The Colours and Flavours of Milanese Cuisine
Eating at a traditional Milanese restaurant is a feast for both the eyes and the palate. Milanese cuisine is rich, hearty and visually striking — dishes are vibrant, layered, and deeply satisfying.
Take Minestrone, for example. A peasant dish par excellence, it is a celebration of vegetables: carrots, zucchini, cabbage, onions and beans come together in a rustic soup. Yet beneath its simplicity lies intensity — the traditional recipe includes lard and pork rind, giving the broth remarkable depth and richness.
Risotto alla Milanese and Osso Buco
Risotto alla Milanese may appear minimal in colour, but its golden saffron hue is unmistakable. Saffron transforms rice into something refined and aromatic, delivering a delicate yet persistent flavour.
In many Milan restaurants, saffron risotto is paired with osso buco — cross-cut veal shanks slowly cooked in butter and stock. The marrow-rich meat complements the creamy rice, turning a simple yellow dish into a harmonious composition of textures and taste.
Cotoletta alla Milanese
Cotoletta alla Milanese, known worldwide simply as “la Milanese,” is one of the city’s most iconic dishes. A bone-in veal cutlet coated in breadcrumbs and eggs, it is fried until crisp and golden.
When prepared correctly, the crust is delicate and crunchy while the meat remains tender and slightly pink near the bone. The contrast between the crisp exterior and juicy interior makes it unforgettable.
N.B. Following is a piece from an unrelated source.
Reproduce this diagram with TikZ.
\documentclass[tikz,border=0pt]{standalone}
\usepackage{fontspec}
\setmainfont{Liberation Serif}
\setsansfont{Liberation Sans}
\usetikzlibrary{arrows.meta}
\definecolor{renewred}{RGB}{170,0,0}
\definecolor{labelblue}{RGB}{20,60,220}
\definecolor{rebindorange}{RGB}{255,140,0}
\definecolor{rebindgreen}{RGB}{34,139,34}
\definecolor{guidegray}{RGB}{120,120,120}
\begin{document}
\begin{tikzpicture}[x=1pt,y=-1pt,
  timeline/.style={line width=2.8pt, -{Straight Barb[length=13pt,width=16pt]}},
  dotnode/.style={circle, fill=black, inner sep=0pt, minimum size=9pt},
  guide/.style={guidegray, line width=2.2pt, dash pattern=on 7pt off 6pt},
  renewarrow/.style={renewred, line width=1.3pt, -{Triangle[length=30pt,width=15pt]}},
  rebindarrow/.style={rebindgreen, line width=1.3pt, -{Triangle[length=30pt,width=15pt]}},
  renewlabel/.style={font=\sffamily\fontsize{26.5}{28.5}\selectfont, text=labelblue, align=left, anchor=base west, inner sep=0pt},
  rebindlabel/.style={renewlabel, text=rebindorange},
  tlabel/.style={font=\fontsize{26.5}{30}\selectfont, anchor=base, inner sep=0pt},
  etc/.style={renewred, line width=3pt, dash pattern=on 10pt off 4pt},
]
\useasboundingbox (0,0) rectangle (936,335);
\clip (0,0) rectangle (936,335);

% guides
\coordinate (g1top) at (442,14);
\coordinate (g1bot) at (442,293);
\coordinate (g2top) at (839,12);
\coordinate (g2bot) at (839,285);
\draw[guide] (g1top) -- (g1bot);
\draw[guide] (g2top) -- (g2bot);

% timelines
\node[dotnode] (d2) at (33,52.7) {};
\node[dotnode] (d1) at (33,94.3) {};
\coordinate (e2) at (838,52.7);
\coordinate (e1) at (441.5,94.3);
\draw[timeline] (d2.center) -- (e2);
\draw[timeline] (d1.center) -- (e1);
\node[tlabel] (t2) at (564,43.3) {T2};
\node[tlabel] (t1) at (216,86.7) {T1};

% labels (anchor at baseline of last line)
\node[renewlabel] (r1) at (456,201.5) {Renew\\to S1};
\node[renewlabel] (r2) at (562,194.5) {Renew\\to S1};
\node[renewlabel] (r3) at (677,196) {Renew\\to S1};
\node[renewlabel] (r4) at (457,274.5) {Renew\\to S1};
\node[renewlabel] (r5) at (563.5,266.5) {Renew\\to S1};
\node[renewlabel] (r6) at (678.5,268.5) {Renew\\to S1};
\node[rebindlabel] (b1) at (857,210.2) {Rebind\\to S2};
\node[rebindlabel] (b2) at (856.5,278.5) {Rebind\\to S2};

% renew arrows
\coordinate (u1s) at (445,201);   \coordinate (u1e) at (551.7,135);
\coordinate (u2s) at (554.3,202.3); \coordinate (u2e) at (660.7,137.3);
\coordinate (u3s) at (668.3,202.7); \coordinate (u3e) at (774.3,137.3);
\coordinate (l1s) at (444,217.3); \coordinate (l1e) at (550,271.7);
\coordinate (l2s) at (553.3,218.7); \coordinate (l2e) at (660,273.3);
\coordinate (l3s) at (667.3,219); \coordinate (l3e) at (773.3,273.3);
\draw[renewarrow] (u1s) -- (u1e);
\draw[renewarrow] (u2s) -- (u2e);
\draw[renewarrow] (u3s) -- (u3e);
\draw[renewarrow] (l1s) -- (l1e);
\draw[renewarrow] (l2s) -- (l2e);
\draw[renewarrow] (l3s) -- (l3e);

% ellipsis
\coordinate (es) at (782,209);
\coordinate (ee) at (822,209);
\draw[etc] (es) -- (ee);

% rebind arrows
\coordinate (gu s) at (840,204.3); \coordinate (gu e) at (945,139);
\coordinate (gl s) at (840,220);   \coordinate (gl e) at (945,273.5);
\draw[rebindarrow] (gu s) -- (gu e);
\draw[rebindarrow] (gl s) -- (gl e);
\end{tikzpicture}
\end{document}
Cassoeula: The Winter Classic
If you visit Milan in winter, from December to February, you may encounter Cassoeula (pronounced Càsola). This hearty dish reflects the earthy tones of the season and originates from rural Lombardy.
Made with cabbage and the less noble parts of the pig — rind, ribs, feet and head — Cassoeula was historically a peasant dish. Today, it is celebrated in traditional trattorias across Milan and the surrounding Brianza and Lodigiano areas for its intense, comforting flavour.
Panettone: Milan’s Sweet Tradition
No discussion of Milanese cuisine would be complete without Panettone. This tall, domed Christmas bread has a golden interior enriched with eggs and studded with raisins and candied fruit.
Each slice reveals a mosaic of colours and textures. Light, fragrant and delicately sweet, Panettone has become a symbol of Milan worldwide.
Beyond Milan: Discover Where Iconic Ingredients Are Made
While Milan offers exceptional traditional dishes, many of the ingredients that define Northern Italian cuisine are produced just beyond the city. Thanks to Italy’s high-speed rail network, you can easily travel from Milan to Reggio Emilia AV Medio Padana and explore authentic food production in Emilia-Romagna.
If you would like to experience Parmigiano Reggiano at its source — witnessing the early-morning production and tasting it fresh from the aging rooms — consider joining a Parmigiano Reggiano experience from Milan via Medio Padana. It’s an ideal complement to discovering Milan’s culinary traditions.
So if someone tells you that Milan only offers polenta, remember that they are mistaken. Milanese cuisine is diverse, colourful and deeply rooted in tradition — satisfying both the palate and the eye.